Hidden influence of fire on locally rare and cryptic reptile species

Abstract

Fire responses in animal communities have been well studied, but little is known about the effects of fire on rare species due to limitations in data and modeling frameworks. Using a suite of methods to account for rarity, dominance, and incomplete sampling, we aimed to determine how post-fire succession influenced locally rare and cryptic reptile species in semiarid mallee woodlands in southern Australia. Contemporary fires in this system are typically high-intensity wildfires or prescribed fires, which raze aboveground vegetation. Reptiles were sampled from pitfall traps over two summer seasons (1400 trap nights) at 14 sites spanning three fire history categories based on time since the last fire: recently burnt (2–3 years post fire), medium (7–9 years), and long unburnt (42–48 years). The data comprised 2138 individual reptiles from 41 species. The effects of fire history were evident in diversity metrics where proportional abundances were weighted toward rare species (Shannon's Diversity, Fisher's α), but not in those emphasizing common species (Simpson's Diversity, Berger–Parker Index) or species richness. There were no effects of fire history on the richness or abundance of locally rare species when examined directly.
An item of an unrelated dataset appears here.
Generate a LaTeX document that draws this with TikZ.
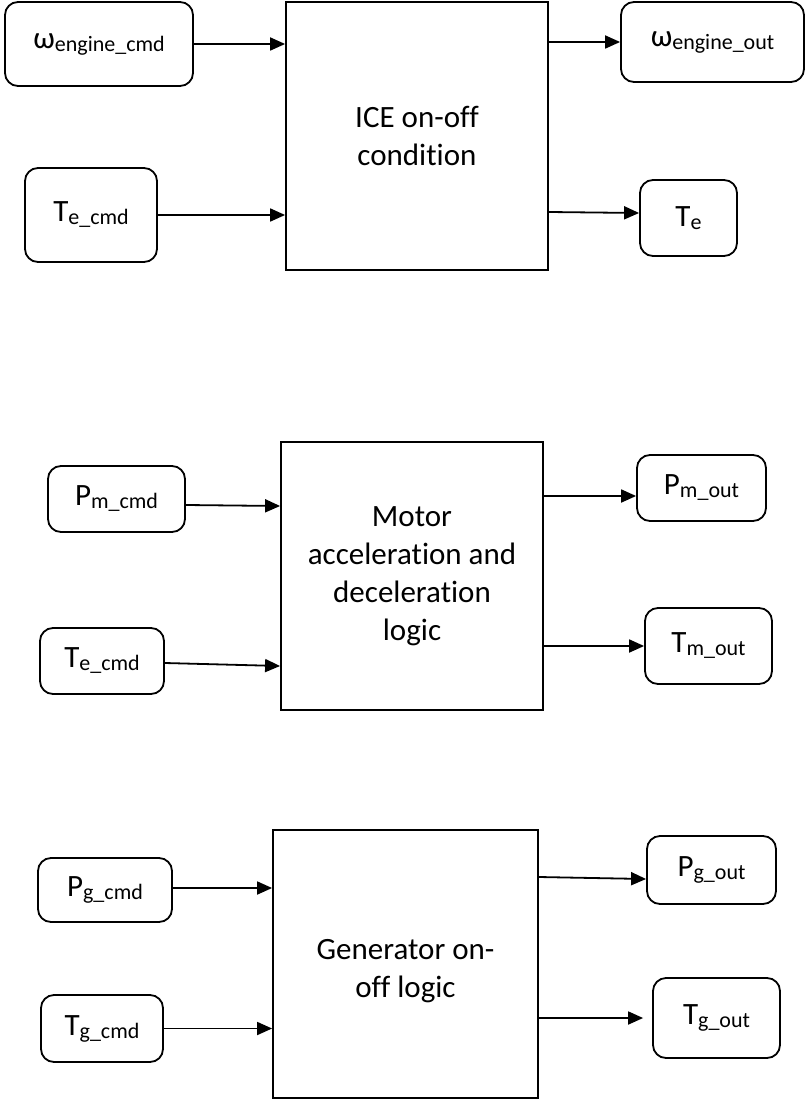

However, fire effects on rare species diversity were detectable in one sub-assemblage including 20 species with fewer than eight total observations. This result indicated higher diversity in unburnt habitat; an effect that was masked when numerically dominant species were included in the analysis. When accounting for incomplete sampling using rarefaction and extrapolation, unburnt habitat was more diverse, accumulated species more quickly, and required a greater sampling effort to obtain sample coverage comparable to recently burnt and medium habitat. Overall, common and abundant reptile species appeared to dominate recently burnt and mid-succession habitats, while reptile communities in long unburnt habitat were more diverse because they had more rare or cryptic species. The data suggest that responses of rare species to fire history are harder to detect than common, dominant species which are often favored by disturbance (and scientific research). Fire management which maintains some early- and mid-successional habitat, while strategically conserving unburnt habitat, should benefit rare and cryptic reptile species in this system.